## start
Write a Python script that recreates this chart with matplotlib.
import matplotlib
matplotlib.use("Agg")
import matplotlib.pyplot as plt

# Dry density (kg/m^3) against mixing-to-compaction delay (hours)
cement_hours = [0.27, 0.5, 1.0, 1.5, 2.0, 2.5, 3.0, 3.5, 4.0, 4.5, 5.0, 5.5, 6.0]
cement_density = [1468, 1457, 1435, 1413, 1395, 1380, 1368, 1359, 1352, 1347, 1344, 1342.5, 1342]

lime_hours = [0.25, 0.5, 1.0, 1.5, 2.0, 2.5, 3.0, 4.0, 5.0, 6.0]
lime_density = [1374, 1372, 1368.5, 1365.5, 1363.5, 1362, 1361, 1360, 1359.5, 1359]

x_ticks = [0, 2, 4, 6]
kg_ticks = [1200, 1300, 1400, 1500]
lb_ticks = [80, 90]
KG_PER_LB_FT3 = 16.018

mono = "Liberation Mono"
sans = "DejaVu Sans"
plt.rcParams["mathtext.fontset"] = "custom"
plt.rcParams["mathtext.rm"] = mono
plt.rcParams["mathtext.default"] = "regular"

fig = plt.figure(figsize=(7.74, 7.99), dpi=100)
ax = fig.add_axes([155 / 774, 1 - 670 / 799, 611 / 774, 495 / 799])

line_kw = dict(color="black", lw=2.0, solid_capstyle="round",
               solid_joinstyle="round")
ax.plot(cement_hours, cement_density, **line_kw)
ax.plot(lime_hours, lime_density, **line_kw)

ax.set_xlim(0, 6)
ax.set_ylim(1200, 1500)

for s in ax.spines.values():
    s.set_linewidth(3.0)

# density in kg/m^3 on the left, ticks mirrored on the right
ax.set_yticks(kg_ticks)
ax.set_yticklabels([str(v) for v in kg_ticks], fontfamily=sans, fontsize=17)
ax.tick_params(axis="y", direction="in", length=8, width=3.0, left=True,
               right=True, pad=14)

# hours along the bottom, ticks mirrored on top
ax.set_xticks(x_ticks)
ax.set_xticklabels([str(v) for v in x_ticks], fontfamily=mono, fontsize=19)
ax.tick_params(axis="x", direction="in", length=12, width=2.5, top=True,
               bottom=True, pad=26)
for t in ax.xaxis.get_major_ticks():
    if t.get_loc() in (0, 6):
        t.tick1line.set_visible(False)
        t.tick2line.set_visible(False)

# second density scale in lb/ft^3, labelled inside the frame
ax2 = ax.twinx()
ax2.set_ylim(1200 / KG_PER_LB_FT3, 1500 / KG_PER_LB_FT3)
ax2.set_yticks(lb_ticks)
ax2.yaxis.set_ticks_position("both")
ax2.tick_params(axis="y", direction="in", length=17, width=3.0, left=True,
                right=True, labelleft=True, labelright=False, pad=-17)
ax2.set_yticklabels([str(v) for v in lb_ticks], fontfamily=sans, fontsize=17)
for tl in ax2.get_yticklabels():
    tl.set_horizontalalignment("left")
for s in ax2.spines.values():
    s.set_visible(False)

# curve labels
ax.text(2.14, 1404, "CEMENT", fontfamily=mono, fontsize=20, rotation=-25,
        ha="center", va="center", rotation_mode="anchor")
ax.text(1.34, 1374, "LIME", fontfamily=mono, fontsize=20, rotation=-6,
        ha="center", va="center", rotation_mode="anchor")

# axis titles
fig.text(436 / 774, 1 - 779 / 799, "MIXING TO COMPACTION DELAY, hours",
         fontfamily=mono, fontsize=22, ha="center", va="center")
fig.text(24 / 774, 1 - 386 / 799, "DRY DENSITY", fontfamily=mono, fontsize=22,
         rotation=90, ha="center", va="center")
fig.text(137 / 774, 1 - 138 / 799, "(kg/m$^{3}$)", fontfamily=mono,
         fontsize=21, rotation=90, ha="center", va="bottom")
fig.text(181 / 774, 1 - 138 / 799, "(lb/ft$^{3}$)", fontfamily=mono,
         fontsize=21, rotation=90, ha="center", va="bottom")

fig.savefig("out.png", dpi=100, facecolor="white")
## end
§ Your task
Reprint the data above from the opening line to the line holding "1344, 1342.5, 1342]", inclusive, and nothing else.

§ Response to this task
Write a Python script that recreates this chart with matplotlib.
import matplotlib
matplotlib.use("Agg")
import matplotlib.pyplot as plt

# Dry density (kg/m^3) against mixing-to-compaction delay (hours)
cement_hours = [0.27, 0.5, 1.0, 1.5, 2.0, 2.5, 3.0, 3.5, 4.0, 4.5, 5.0, 5.5, 6.0]
cement_density = [1468, 1457, 1435, 1413, 1395, 1380, 1368, 1359, 1352, 1347, 1344, 1342.5, 1342]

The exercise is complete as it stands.